Requirement
Don't include pictures. Quote the lines below from the first through the line that contains "import matplotlib.pyplot as plt".

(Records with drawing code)
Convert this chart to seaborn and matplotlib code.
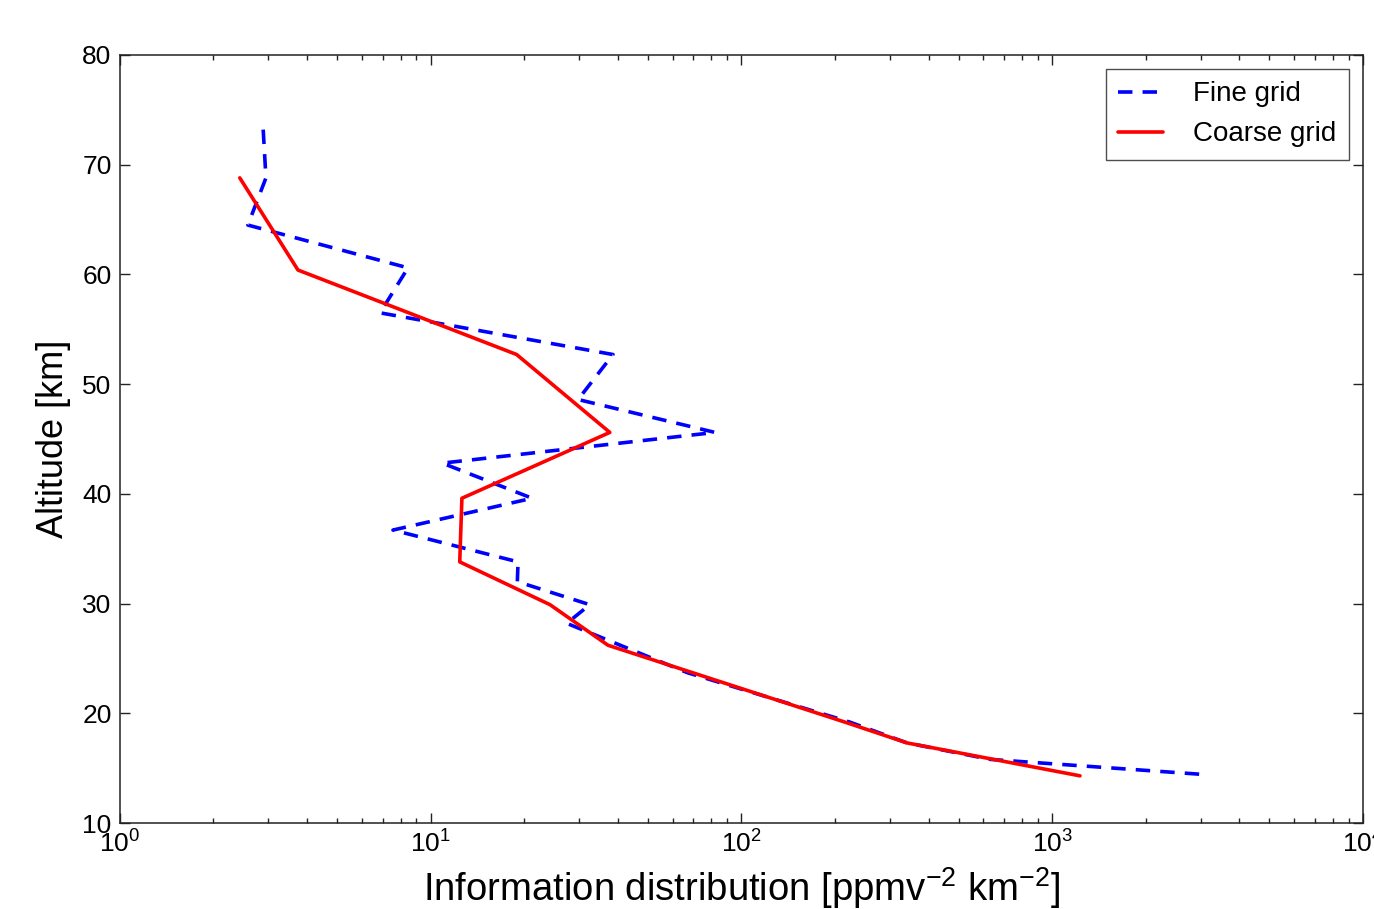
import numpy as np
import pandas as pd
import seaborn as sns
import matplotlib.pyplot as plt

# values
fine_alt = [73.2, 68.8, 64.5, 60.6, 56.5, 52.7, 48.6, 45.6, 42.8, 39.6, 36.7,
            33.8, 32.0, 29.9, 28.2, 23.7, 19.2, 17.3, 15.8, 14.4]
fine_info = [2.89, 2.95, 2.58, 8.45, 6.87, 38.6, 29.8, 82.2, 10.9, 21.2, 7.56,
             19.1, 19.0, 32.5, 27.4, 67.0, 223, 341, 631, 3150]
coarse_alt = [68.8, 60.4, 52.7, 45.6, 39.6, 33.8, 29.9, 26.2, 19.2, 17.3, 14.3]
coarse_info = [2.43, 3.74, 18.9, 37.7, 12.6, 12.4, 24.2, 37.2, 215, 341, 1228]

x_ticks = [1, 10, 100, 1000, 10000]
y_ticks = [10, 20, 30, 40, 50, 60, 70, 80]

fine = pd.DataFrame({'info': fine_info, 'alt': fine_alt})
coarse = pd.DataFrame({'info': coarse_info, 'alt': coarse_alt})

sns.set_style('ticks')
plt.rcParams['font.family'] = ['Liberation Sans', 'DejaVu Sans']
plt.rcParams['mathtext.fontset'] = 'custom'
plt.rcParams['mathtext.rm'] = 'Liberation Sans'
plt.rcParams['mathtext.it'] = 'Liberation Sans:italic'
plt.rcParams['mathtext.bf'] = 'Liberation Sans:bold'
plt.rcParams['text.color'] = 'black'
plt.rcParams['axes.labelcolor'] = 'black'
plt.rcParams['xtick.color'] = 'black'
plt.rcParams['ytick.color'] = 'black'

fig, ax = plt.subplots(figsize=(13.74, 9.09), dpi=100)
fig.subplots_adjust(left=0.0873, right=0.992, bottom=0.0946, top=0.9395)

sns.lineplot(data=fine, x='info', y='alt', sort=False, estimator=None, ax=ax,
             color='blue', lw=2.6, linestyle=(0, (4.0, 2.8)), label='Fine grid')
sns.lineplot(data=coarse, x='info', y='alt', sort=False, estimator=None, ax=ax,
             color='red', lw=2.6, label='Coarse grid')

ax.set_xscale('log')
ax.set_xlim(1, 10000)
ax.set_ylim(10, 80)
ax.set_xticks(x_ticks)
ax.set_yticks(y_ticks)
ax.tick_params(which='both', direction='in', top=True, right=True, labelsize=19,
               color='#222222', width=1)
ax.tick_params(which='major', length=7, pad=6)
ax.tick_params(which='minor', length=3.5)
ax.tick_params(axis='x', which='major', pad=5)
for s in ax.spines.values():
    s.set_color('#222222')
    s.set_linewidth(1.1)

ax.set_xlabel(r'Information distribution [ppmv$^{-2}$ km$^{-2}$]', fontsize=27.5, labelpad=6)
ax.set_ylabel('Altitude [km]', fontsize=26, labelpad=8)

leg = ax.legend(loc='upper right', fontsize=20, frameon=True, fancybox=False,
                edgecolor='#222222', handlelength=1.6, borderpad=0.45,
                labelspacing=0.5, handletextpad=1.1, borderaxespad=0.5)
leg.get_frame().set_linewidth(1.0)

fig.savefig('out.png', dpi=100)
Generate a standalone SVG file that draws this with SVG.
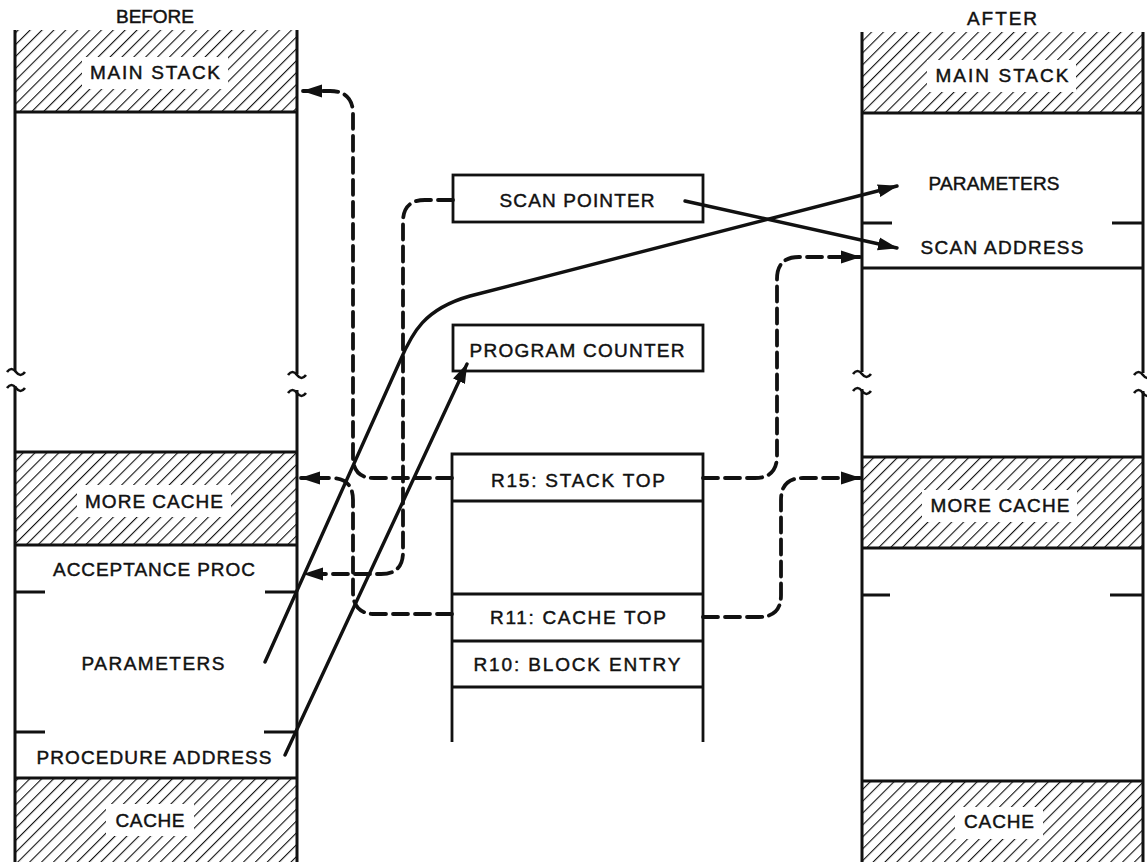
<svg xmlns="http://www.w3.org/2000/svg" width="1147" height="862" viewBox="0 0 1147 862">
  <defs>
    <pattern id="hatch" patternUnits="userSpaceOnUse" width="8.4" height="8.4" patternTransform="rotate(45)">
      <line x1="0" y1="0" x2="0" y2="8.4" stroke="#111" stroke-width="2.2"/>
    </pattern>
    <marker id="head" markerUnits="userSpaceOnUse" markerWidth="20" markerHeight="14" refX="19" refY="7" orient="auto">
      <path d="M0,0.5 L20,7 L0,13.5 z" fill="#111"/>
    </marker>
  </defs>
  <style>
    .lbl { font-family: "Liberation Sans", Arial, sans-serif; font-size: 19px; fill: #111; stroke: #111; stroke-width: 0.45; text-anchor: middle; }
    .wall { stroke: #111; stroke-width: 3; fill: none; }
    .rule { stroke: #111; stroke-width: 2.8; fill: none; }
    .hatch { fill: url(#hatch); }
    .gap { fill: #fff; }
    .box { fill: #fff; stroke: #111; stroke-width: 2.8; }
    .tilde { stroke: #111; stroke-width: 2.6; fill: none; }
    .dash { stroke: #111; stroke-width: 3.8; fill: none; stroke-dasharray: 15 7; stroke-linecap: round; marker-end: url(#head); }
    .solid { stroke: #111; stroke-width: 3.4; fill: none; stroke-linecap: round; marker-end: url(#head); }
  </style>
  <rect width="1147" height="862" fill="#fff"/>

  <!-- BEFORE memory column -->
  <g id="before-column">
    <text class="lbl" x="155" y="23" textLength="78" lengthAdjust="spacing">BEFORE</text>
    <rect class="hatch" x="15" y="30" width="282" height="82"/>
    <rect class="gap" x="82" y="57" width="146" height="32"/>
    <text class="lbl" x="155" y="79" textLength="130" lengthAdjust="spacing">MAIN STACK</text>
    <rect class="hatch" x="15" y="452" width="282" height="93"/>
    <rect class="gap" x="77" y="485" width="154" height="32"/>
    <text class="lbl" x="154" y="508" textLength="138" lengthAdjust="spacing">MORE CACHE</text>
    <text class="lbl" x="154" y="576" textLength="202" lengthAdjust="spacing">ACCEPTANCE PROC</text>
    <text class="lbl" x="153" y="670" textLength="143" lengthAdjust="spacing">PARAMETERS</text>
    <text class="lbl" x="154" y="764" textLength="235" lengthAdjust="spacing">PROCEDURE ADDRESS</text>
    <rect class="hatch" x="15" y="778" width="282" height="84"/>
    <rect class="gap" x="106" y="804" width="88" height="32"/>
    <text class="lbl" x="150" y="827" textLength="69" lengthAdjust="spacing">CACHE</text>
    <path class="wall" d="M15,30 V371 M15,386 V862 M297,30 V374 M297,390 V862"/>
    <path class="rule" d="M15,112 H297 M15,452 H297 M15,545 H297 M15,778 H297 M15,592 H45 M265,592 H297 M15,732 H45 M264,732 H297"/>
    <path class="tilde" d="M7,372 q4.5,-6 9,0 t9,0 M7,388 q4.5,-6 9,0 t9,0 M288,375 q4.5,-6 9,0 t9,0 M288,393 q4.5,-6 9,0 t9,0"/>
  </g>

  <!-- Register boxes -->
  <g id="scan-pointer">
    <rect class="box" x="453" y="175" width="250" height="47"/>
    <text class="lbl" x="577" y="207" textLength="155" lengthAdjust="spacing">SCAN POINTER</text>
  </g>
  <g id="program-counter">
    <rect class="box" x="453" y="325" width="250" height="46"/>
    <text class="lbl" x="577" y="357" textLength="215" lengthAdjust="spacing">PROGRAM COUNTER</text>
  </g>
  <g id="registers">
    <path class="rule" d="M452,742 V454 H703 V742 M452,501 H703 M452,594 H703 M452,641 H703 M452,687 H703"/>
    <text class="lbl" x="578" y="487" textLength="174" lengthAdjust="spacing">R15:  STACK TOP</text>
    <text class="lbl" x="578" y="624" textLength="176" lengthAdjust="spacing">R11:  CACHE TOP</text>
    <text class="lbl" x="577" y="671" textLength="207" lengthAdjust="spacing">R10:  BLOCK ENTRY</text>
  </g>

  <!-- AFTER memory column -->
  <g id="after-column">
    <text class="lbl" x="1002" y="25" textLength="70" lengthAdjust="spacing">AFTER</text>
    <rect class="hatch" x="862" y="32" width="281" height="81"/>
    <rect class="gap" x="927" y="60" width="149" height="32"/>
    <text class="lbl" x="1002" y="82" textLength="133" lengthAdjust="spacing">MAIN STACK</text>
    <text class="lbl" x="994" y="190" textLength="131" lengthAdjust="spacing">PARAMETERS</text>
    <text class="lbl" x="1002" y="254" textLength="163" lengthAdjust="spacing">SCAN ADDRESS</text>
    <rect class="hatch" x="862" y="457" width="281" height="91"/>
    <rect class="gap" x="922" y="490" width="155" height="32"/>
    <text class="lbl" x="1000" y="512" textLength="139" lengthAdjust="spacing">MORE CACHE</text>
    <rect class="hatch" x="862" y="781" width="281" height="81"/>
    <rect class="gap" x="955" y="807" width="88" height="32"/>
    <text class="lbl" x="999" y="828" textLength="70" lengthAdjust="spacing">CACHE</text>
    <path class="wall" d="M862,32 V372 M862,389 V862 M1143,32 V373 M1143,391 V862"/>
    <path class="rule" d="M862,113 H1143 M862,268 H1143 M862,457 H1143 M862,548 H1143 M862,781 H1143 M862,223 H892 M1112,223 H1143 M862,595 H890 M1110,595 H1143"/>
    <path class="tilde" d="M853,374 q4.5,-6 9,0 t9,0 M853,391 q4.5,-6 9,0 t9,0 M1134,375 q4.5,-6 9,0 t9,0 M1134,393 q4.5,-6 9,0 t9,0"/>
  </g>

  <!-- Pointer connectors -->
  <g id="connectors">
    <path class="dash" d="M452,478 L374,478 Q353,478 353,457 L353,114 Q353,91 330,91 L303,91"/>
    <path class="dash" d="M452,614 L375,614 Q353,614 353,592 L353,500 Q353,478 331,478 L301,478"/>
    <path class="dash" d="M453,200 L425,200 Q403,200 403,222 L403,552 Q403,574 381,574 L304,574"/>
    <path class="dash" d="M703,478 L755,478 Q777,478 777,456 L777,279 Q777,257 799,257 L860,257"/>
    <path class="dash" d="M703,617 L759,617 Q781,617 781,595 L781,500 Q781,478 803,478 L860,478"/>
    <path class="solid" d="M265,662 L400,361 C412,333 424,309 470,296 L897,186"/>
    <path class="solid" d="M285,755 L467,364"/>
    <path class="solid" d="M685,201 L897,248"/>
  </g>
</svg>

Task response
Convert this chart to seaborn and matplotlib code.
import numpy as np
import pandas as pd
import seaborn as sns
import matplotlib.pyplot as plt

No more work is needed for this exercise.